Plotting code records:
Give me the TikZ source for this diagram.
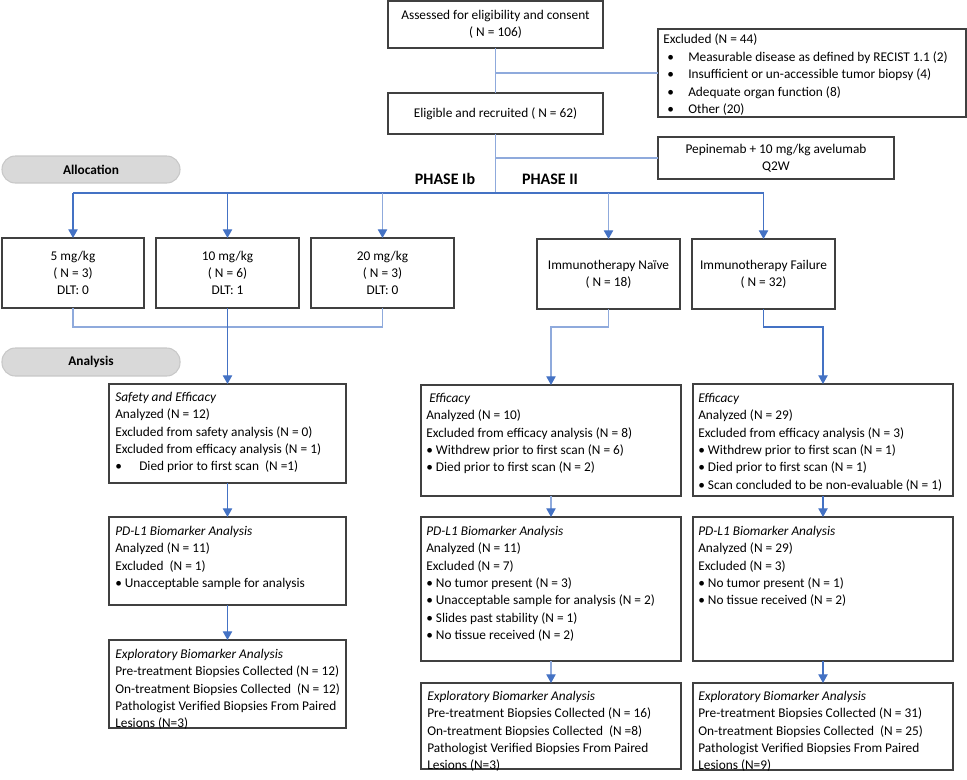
\documentclass[tikz,border=0pt]{standalone}
\usepackage{fontspec}
\setmainfont{Carlito}
\usetikzlibrary{arrows.meta}
\definecolor{lb}{HTML}{4472C4}
\definecolor{llb}{HTML}{8FAADC}
\definecolor{bd}{HTML}{404040}
\definecolor{pillfill}{HTML}{D9D9D9}
\definecolor{pillline}{HTML}{C8C8C8}
\newcommand\mkbox[5]{\node[box,anchor=north west,minimum width={(#4-#2)*0.75pt},minimum height={(#5-#3)*0.75pt}] (#1) at (#2,#3) {};}
\newcommand\mkcbox[6]{\node[box,cbox,minimum width={(#4-#2)*0.75pt},minimum height={(#5-#3)*0.75pt}] (#1) at ({(#2+#4)/2},{(#3+#5)/2}) {#6};}
\newcommand\mktxt[4]{\node[txt] (#1) at (#2,#3) {\strut #4};}
\newcommand\bl{\textbullet\ }
\begin{document}
\begin{tikzpicture}[x=0.75pt,y=-0.75pt,
  box/.style={draw=bd,line width=1pt,fill=white,inner sep=0pt,outer sep=0pt},
  cbox/.style={align=center,font=\fontsize{10}{12.8}\selectfont},
  txt/.style={font=\fontsize{10}{13}\selectfont,align=left,inner sep=0pt,anchor=north west},
  ln/.style={draw=lb,line width=0.9pt},
  lnl/.style={draw=llb,line width=0.9pt},
  arr/.style={-{Triangle[width=7pt,length=6.5pt,color=lb]}},
  pill/.style={draw=pillline,fill=pillfill,line width=0.8pt,rounded corners=10pt,inner sep=0pt,font=\bfseries\fontsize{10}{12}\selectfont},
  phase/.style={font=\bfseries\fontsize{12}{14}\selectfont,inner sep=0pt}
]
\useasboundingbox (0,0) rectangle (967,779);

% top boxes
\mkcbox{a}{388}{1}{603}{48}{Assessed for eligibility and consent\\( N = 106)}
\mkcbox{e}{388}{93}{603}{134}{Eligible and recruited ( N = 62)}
\mkbox{ex}{658}{29}{966}{117}
\node[txt,font=\fontsize{10}{13.1}\selectfont] (ext) at (663,31.5) {\strut Excluded (N = 44)\\
\hspace{3pt}\makebox[15.75pt][l]{\textbullet}Measurable disease as defined by RECIST 1.1 (2)\\
\hspace{3pt}\makebox[15.75pt][l]{\textbullet}Insufficient or un-accessible tumor biopsy (4)\\
\hspace{3pt}\makebox[15.75pt][l]{\textbullet}Adequate organ function (8)\\
\hspace{3pt}\makebox[15.75pt][l]{\textbullet}Other (20)};
\mkcbox{pep}{658}{137}{894}{179}{Pepinemab + 10 mg/kg avelumab\\Q2W}

\node[phase] (ph1) at (445,179) {PHASE Ib};
\node[phase] (ph2) at (550,179) {PHASE II};

\node[pill,minimum width={178*0.75pt},minimum height={27*0.75pt}] (alloc) at (91,169.5) {Allocation};
\node[pill,minimum width={178*0.75pt},minimum height={28*0.75pt}] (anal) at (91,362) {Analysis};

% allocation boxes
\mkcbox{d5}{2}{238}{144}{308}{5 mg/kg\\( N = 3)\\DLT: 0}
\mkcbox{d10}{156}{238}{299}{308}{10 mg/kg\\( N = 6)\\DLT: 1}
\mkcbox{d20}{311}{238}{454}{308}{20 mg/kg\\( N = 3)\\DLT: 0}
\mkcbox{nv}{537}{239}{680}{309}{Immunotherapy Naïve\\( N = 18)}
\mkcbox{fl}{692}{239}{835}{309}{Immunotherapy Failure\\( N = 32)}

% analysis boxes: left column
\mkbox{se}{109}{384}{346}{483}
\mktxt{set}{115}{389}{\textit{Safety and Efficacy}\\Analyzed (N = 12)\\Excluded from safety analysis (N = 0)\\Excluded from efficacy analysis (N = 1)\\\makebox[18pt][l]{\textbullet}Died prior to first scan\ \ (N =1)}
\mkbox{pd1}{109}{517}{346}{605}
\mktxt{pd1t}{115}{523}{\textit{PD-L1 Biomarker Analysis}\\Analyzed (N = 11)\\Excluded\ \ (N = 1)\\\bl Unacceptable sample for analysis}
\mkbox{ex1}{109}{640}{346}{728}
\mktxt{ex1t}{115}{646}{\textit{Exploratory Biomarker Analysis}\\Pre-treatment Biopsies Collected (N = 12)\\On-treatment Biopsies Collected\ \ (N = 12)\\Pathologist Verified Biopsies From Paired\\Lesions (N=3)}

% middle column
\mkbox{ef2}{421}{385}{681}{496}
\mktxt{ef2t}{426}{390}{\hspace{2.25pt}\textit{Efficacy}\\Analyzed (N = 10)\\Excluded from efficacy analysis (N = 8)\\\bl Withdrew prior to first scan (N = 6)\\\bl Died prior to first scan (N = 2)}
\mkbox{pd2}{421}{517}{681}{661}
\mktxt{pd2t}{426}{523}{\textit{PD-L1 Biomarker Analysis}\\Analyzed (N = 11)\\Excluded (N = 7)\\\bl No tumor present (N = 3)\\\bl Unacceptable sample for analysis (N = 2)\\\bl Slides past stability (N = 1)\\\bl No tissue received (N = 2)}
\mkbox{ex2}{421}{683}{681}{769}
\mktxt{ex2t}{427}{688}{\textit{Exploratory Biomarker Analysis}\\Pre-treatment Biopsies Collected (N = 16)\\On-treatment Biopsies Collected\ \ (N =8)\\Pathologist Verified Biopsies From Paired\\Lesions (N=3)}

% right column
\mkbox{ef3}{693}{384}{953}{496}
\mktxt{ef3t}{698}{390}{\textit{Efficacy}\\Analyzed (N = 29)\\Excluded from efficacy analysis (N = 3)\\\bl Withdrew prior to first scan (N = 1)\\\bl Died prior to first scan (N = 1)\\\bl Scan concluded to be non-evaluable (N = 1)}
\mkbox{pd3}{693}{517}{953}{661}
\mktxt{pd3t}{698}{523}{\textit{PD-L1 Biomarker Analysis}\\Analyzed (N = 29)\\Excluded (N = 3)\\\bl No tumor present (N = 1)\\\bl No tissue received (N = 2)}
\mkbox{ex3}{693}{683}{953}{770}
\mktxt{ex3t}{698}{688}{\textit{Exploratory Biomarker Analysis}\\Pre-treatment Biopsies Collected (N = 31)\\On-treatment Biopsies Collected\ \ (N = 25)\\Pathologist Verified Biopsies From Paired\\Lesions (N=9)}

% connectors
\coordinate (split) at (495.5,193);
\draw[lnl] (a.south) -- (e.north);
\draw[lnl] (ex.west) -- (ex.west -| a.south);
\draw[lnl] (e.south) -- (split);
\draw[lnl] (pep.west) -- (pep.west -| e.south);
\draw[ln] (split -| d5.north) -- (split -| fl.north);
\draw[ln,arr] (split -| d5.north) -- (d5.north);
\draw[ln,arr] (split -| d10.north) -- (d10.north);
\draw[lnl,arr] (split -| d20.north) -- (d20.north);
\draw[lnl,arr] (split -| nv.north) -- (nv.north);
\draw[ln,arr] (split -| fl.north) -- (fl.north);

\coordinate (merge) at (227.5,327);
\draw[lnl] (d5.south) -- (d5.south |- merge) -- (d20.south |- merge) -- (d20.south);
\draw[ln,arr] (d10.south) -- (se.north);
\draw[lnl,arr] (nv.south) -- (nv.south |- merge) -| (ef2.north);
\draw[ln,arr] (fl.south) -- (fl.south |- merge) -| (ef3.north);

\draw[ln,arr] (se.south) -- (pd1.north);
\draw[ln,arr] (pd1.south) -- (ex1.north);
\draw[lnl,arr] (ef2.south) -- (pd2.north);
\draw[lnl,arr] (pd2.south) -- (ex2.north);
\draw[ln,arr] (ef3.south) -- (pd3.north);
\draw[ln,arr] (pd3.south) -- (ex3.north);
\end{tikzpicture}
\end{document}
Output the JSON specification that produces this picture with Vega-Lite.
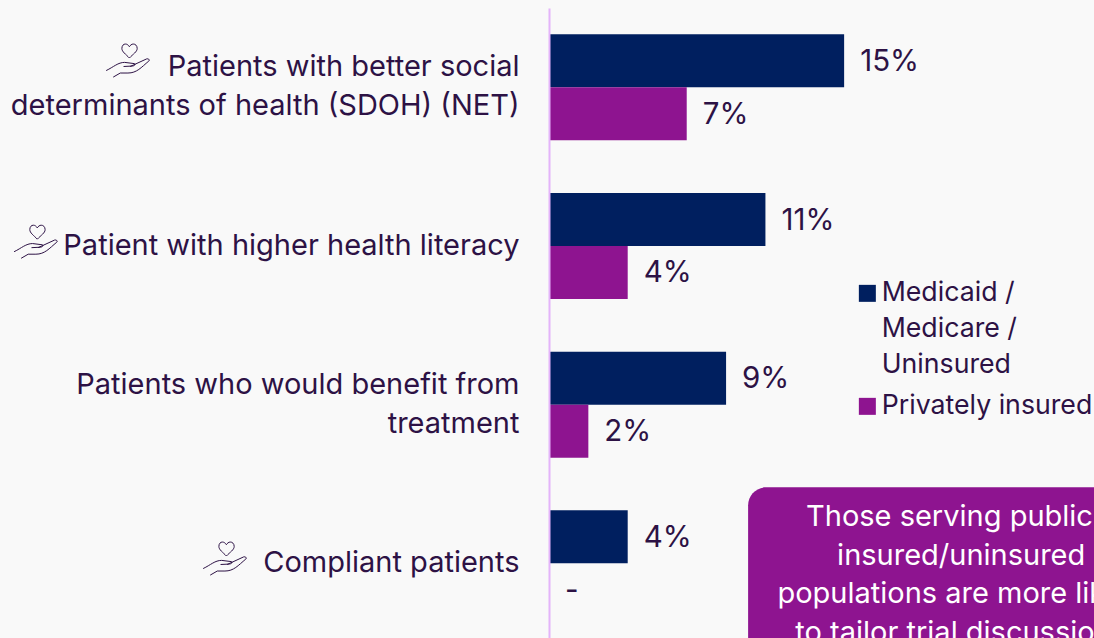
{
  "$schema": "https://vega.github.io/schema/vega-lite/v6.json",
  "width": 545,
  "height": 630,
  "autosize": {"type": "none"},
  "padding": {"left": 549, "top": 8, "right": 0, "bottom": 0},
  "background": "#F9F9F9",
  "config": {
    "view": {"stroke": null},
    "font": "Inter",
    "text": {"font": "Inter", "fontSize": 29, "color": "#2D1245"}
  },
  "datasets": {
    "rows": [
      {"reason": "Patients with better social determinants of health (SDOH) (NET)", "payer": "Medicaid / Medicare / Uninsured", "pct": 15, "label": "15%"},
      {"reason": "Patients with better social determinants of health (SDOH) (NET)", "payer": "Privately insured", "pct": 7, "label": "7%"},
      {"reason": "Patient with higher health literacy", "payer": "Medicaid / Medicare / Uninsured", "pct": 11, "label": "11%"},
      {"reason": "Patient with higher health literacy", "payer": "Privately insured", "pct": 4, "label": "4%"},
      {"reason": "Patients who would benefit from treatment", "payer": "Medicaid / Medicare / Uninsured", "pct": 9, "label": "9%"},
      {"reason": "Patients who would benefit from treatment", "payer": "Privately insured", "pct": 2, "label": "2%"},
      {"reason": "Compliant patients", "payer": "Medicaid / Medicare / Uninsured", "pct": 4, "label": "4%"},
      {"reason": "Compliant patients", "payer": "Privately insured", "pct": 0, "label": "-"}
    ]
  },
  "data": {"name": "rows"},
  "encoding": {
    "y": {
      "field": "reason",
      "type": "nominal",
      "title": null,
      "scale": {
        "domain": [
          "Patients with better social determinants of health (SDOH) (NET)",
          "Patient with higher health literacy",
          "Patients who would benefit from treatment",
          "Compliant patients"
        ],
        "range": [0, 634.67],
        "paddingInner": 0.332,
        "paddingOuter": 0.166
      },
      "axis": {
        "zindex": 1,
        "domainColor": "#E4B4FA",
        "domainWidth": 2,
        "ticks": false,
        "labelPadding": 30,
        "labelFont": "Inter",
        "labelFontSize": 29,
        "labelColor": "#2D1245",
        "labelLimit": 560,
        "labelLineHeight": 39,
        "labelOverlap": false,
        "labelOffset": {"condition": {"test": "length(datum.value) > 40", "value": -20}, "value": 0},
        "labelExpr": "datum.label == 'Patients with better social determinants of health (SDOH) (NET)' ? ['Patients with better social', 'determinants of health (SDOH) (NET)'] : datum.label == 'Patients who would benefit from treatment' ? ['Patients who would benefit from', 'treatment'] : datum.label"
      }
    }
  },
  "layer": [
    {
      "mark": {"type": "bar"},
      "encoding": {
        "x": {"field": "pct", "type": "quantitative", "axis": null, "scale": {"domain": [0, 27.7], "nice": false}},
        "yOffset": {"field": "payer", "type": "nominal", "scale": {"paddingInner": 0, "paddingOuter": 0}},
        "color": {
          "field": "payer",
          "type": "nominal",
          "scale": {"domain": ["Medicaid / Medicare / Uninsured", "Privately insured"], "range": ["#001F5F", "#8E1490"]},
          "legend": {
            "title": null,
            "orient": "none",
            "legendX": 305,
            "legendY": 272,
            "symbolType": "square",
            "symbolSize": 289,
            "symbolStrokeWidth": 0,
            "symbolOpacity": 1,
            "labelFont": "Inter",
            "labelFontSize": 26.7,
            "labelColor": "#2D1245",
            "labelLimit": 400,
            "labelOffset": 1,
            "rowPadding": 13,
            "encoding": {"labels": {"lineHeight": {"value": 36}}},
            "labelExpr": "datum.label == 'Medicaid / Medicare / Uninsured' ? ['Medicaid /', 'Medicare /', 'Uninsured'] : datum.label"
          }
        }
      }
    },
    {
      "mark": {"type": "text", "align": "left", "baseline": "middle", "dx": 16, "dy": 1, "fontSize": 29.5},
      "encoding": {
        "x": {"field": "pct", "type": "quantitative"},
        "yOffset": {"field": "payer", "type": "nominal", "scale": {"paddingInner": 0, "paddingOuter": 0}},
        "text": {"field": "label"}
      }
    },
    {
      "data": {"values": [{"note": "callout"}]},
      "mark": {"type": "rect", "color": "#8E1490", "cornerRadius": 18, "height": 300, "yOffset": 74},
      "encoding": {"x": {"datum": 10.12}, "x2": {"datum": 35}, "y": {"datum": "Compliant patients"}}
    },
    {
      "data": {"values": [{"note": "callout"}]},
      "mark": {
        "type": "text",
        "align": "center",
        "baseline": "top",
        "color": "#FFFFFF",
        "yOffset": -60,
        "lineHeight": 38.5,
        "text": ["Those serving publicly", "insured/uninsured", "populations are more likely", "to tailor trial discussions"]
      },
      "encoding": {"x": {"datum": 20.95}, "y": {"datum": "Compliant patients"}}
    },
    {
      "data": {"values": [{"note": "icon"}]},
      "mark": {
        "type": "point", "filled": false, "stroke": "#2D1245", "strokeWidth": 1, "opacity": 1, "size": 1936, "clip": false, "yOffset": -27,
        "shape": "M0.065 -0.106C-0.1 -0.28 -0.276 -0.39 -0.276 -0.54C-0.276 -0.67 -0.2 -0.745 -0.114 -0.74C-0.04 -0.745 0.03 -0.68 0.065 -0.62C0.1 -0.68 0.17 -0.745 0.244 -0.74C0.33 -0.745 0.42 -0.67 0.42 -0.54C0.42 -0.39 0.23 -0.28 0.065 -0.106ZM-0.99 0.465C-0.65 0.3 -0.45 0.093 -0.15 0.093L0.3 0.15C0.36 0.186 0.3 0.25 0.2 0.26L-0.2 0.28M0.1 0.28L0.85 -0.065C0.95 -0.093 1 0 0.95 0.03C0.6 0.325 0.4 0.577 0 0.577L-0.35 0.577L-0.67 0.763"
      },
      "encoding": {"x": {"datum": -21.4}, "y": {"datum": "Patients with better social determinants of health (SDOH) (NET)"}}
    },
    {
      "data": {"values": [{"note": "icon"}]},
      "mark": {
        "type": "point", "filled": false, "stroke": "#2D1245", "strokeWidth": 1, "opacity": 1, "size": 1936, "clip": false, "yOffset": -4.5,
        "shape": "M0.065 -0.106C-0.1 -0.28 -0.276 -0.39 -0.276 -0.54C-0.276 -0.67 -0.2 -0.745 -0.114 -0.74C-0.04 -0.745 0.03 -0.68 0.065 -0.62C0.1 -0.68 0.17 -0.745 0.244 -0.74C0.33 -0.745 0.42 -0.67 0.42 -0.54C0.42 -0.39 0.23 -0.28 0.065 -0.106ZM-0.99 0.465C-0.65 0.3 -0.45 0.093 -0.15 0.093L0.3 0.15C0.36 0.186 0.3 0.25 0.2 0.26L-0.2 0.28M0.1 0.28L0.85 -0.065C0.95 -0.093 1 0 0.95 0.03C0.6 0.325 0.4 0.577 0 0.577L-0.35 0.577L-0.67 0.763"
      },
      "encoding": {"x": {"datum": -26.08}, "y": {"datum": "Patient with higher health literacy"}}
    },
    {
      "data": {"values": [{"note": "icon"}]},
      "mark": {
        "type": "point", "filled": false, "stroke": "#2D1245", "strokeWidth": 1, "opacity": 1, "size": 1936, "clip": false, "yOffset": -5,
        "shape": "M0.065 -0.106C-0.1 -0.28 -0.276 -0.39 -0.276 -0.54C-0.276 -0.67 -0.2 -0.745 -0.114 -0.74C-0.04 -0.745 0.03 -0.68 0.065 -0.62C0.1 -0.68 0.17 -0.745 0.244 -0.74C0.33 -0.745 0.42 -0.67 0.42 -0.54C0.42 -0.39 0.23 -0.28 0.065 -0.106ZM-0.99 0.465C-0.65 0.3 -0.45 0.093 -0.15 0.093L0.3 0.15C0.36 0.186 0.3 0.25 0.2 0.26L-0.2 0.28M0.1 0.28L0.85 -0.065C0.95 -0.093 1 0 0.95 0.03C0.6 0.325 0.4 0.577 0 0.577L-0.35 0.577L-0.67 0.763"
      },
      "encoding": {"x": {"datum": -16.47}, "y": {"datum": "Compliant patients"}}
    }
  ]
}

[Work to complete]
Everything from the first line of the entries through the line that contains "(0,0) rectangle (967,779);" is to be reproduced exactly, except the pictures.

[Written reply]
Give me the TikZ source for this diagram.
\documentclass[tikz,border=0pt]{standalone}
\usepackage{fontspec}
\setmainfont{Carlito}
\usetikzlibrary{arrows.meta}
\definecolor{lb}{HTML}{4472C4}
\definecolor{llb}{HTML}{8FAADC}
\definecolor{bd}{HTML}{404040}
\definecolor{pillfill}{HTML}{D9D9D9}
\definecolor{pillline}{HTML}{C8C8C8}
\newcommand\mkbox[5]{\node[box,anchor=north west,minimum width={(#4-#2)*0.75pt},minimum height={(#5-#3)*0.75pt}] (#1) at (#2,#3) {};}
\newcommand\mkcbox[6]{\node[box,cbox,minimum width={(#4-#2)*0.75pt},minimum height={(#5-#3)*0.75pt}] (#1) at ({(#2+#4)/2},{(#3+#5)/2}) {#6};}
\newcommand\mktxt[4]{\node[txt] (#1) at (#2,#3) {\strut #4};}
\newcommand\bl{\textbullet\ }
\begin{document}
\begin{tikzpicture}[x=0.75pt,y=-0.75pt,
  box/.style={draw=bd,line width=1pt,fill=white,inner sep=0pt,outer sep=0pt},
  cbox/.style={align=center,font=\fontsize{10}{12.8}\selectfont},
  txt/.style={font=\fontsize{10}{13}\selectfont,align=left,inner sep=0pt,anchor=north west},
  ln/.style={draw=lb,line width=0.9pt},
  lnl/.style={draw=llb,line width=0.9pt},
  arr/.style={-{Triangle[width=7pt,length=6.5pt,color=lb]}},
  pill/.style={draw=pillline,fill=pillfill,line width=0.8pt,rounded corners=10pt,inner sep=0pt,font=\bfseries\fontsize{10}{12}\selectfont},
  phase/.style={font=\bfseries\fontsize{12}{14}\selectfont,inner sep=0pt}
]
\useasboundingbox (0,0) rectangle (967,779);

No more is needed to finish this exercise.